Data
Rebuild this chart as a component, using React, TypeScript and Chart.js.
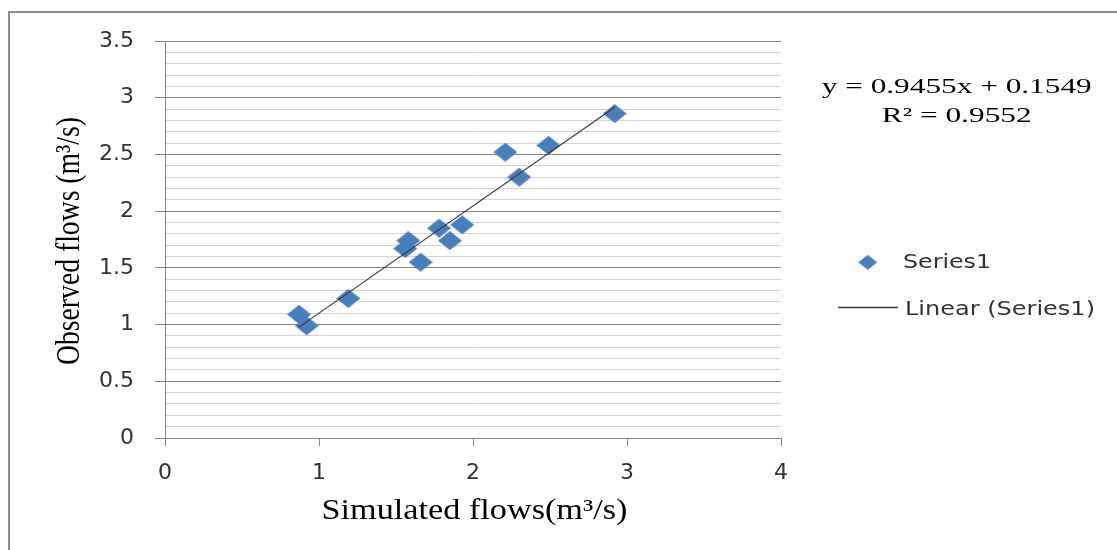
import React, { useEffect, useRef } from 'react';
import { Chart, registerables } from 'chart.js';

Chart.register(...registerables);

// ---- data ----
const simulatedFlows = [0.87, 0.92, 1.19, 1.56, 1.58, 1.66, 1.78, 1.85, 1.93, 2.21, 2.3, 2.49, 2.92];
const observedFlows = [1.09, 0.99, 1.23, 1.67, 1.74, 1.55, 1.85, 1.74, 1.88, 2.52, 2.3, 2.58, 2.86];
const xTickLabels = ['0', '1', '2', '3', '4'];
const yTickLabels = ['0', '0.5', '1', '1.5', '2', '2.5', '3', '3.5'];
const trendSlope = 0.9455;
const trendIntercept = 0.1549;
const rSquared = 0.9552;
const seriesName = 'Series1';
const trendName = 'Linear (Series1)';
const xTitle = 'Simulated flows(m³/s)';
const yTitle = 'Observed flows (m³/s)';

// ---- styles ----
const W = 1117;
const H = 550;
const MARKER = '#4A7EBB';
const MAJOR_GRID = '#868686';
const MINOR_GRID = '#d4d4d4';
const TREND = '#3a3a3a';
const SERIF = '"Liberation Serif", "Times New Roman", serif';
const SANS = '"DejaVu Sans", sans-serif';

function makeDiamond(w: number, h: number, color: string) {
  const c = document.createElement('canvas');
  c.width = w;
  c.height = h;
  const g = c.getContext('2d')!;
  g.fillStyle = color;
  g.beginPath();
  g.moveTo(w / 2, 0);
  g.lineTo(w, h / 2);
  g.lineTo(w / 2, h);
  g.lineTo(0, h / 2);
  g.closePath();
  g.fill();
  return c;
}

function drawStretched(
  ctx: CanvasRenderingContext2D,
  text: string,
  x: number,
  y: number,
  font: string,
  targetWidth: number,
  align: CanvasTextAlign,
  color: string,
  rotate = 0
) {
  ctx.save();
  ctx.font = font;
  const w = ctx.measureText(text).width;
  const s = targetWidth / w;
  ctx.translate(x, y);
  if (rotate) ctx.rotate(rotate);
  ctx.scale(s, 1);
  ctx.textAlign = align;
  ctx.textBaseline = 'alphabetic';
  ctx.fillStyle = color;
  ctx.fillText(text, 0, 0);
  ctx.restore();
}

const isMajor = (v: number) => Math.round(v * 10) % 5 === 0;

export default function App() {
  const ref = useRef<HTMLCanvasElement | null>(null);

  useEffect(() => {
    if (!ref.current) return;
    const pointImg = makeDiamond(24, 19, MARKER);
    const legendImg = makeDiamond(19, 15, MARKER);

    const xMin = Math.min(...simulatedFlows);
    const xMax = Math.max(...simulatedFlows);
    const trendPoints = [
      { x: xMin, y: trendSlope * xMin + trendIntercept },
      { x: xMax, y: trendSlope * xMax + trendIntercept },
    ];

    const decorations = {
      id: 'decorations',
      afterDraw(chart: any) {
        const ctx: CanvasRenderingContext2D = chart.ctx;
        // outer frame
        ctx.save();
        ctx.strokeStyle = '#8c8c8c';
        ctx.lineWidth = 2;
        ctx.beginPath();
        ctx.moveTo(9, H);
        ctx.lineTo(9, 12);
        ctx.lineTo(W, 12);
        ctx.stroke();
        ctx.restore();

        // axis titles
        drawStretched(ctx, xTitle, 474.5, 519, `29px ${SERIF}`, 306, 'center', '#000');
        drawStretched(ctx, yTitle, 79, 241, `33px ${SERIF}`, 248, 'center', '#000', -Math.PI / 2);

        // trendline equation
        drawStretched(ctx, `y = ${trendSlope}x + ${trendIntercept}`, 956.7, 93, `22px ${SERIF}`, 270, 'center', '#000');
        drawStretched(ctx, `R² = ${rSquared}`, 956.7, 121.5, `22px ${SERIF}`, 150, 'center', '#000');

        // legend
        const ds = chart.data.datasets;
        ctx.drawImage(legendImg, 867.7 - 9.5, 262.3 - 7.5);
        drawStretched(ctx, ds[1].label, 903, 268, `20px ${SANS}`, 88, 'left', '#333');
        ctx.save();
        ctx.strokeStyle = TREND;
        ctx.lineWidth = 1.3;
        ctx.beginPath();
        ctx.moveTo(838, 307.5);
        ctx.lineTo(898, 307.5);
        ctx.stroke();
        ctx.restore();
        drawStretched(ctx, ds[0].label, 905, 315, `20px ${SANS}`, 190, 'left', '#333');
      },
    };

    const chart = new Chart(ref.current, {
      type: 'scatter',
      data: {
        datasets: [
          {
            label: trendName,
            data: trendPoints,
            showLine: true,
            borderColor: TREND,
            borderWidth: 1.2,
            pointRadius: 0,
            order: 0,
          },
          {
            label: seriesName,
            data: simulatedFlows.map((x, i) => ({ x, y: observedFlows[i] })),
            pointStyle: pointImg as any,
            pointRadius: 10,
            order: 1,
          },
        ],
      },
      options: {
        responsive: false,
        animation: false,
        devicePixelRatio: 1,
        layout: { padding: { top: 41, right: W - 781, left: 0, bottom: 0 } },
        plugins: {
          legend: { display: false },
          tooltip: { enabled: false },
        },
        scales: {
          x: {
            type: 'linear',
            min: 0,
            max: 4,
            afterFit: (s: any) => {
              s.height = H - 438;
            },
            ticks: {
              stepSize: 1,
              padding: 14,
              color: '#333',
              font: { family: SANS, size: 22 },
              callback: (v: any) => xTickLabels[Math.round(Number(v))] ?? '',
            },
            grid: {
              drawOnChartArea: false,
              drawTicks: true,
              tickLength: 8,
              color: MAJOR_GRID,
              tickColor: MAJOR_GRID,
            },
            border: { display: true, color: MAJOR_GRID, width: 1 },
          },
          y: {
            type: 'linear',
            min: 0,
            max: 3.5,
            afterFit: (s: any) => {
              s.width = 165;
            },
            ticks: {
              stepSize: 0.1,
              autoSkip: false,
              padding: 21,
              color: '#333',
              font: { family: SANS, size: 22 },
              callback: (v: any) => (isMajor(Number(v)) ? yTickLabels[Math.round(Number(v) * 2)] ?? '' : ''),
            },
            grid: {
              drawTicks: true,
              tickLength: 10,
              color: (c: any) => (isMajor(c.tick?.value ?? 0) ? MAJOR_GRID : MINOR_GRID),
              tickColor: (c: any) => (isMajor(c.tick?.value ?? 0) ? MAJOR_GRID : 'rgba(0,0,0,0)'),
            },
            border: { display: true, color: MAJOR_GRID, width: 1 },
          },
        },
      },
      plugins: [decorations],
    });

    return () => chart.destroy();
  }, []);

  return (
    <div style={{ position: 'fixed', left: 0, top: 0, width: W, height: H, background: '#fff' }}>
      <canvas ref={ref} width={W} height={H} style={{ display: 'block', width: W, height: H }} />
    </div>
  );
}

What the task asks
Starting at the first line of the material, output exactly the lines up to and including the one with "Chart.register(...registerables);". Do not include the pictures.

Expected answer
Rebuild this chart as a component, using React, TypeScript and Chart.js.
import React, { useEffect, useRef } from 'react';
import { Chart, registerables } from 'chart.js';

Chart.register(...registerables);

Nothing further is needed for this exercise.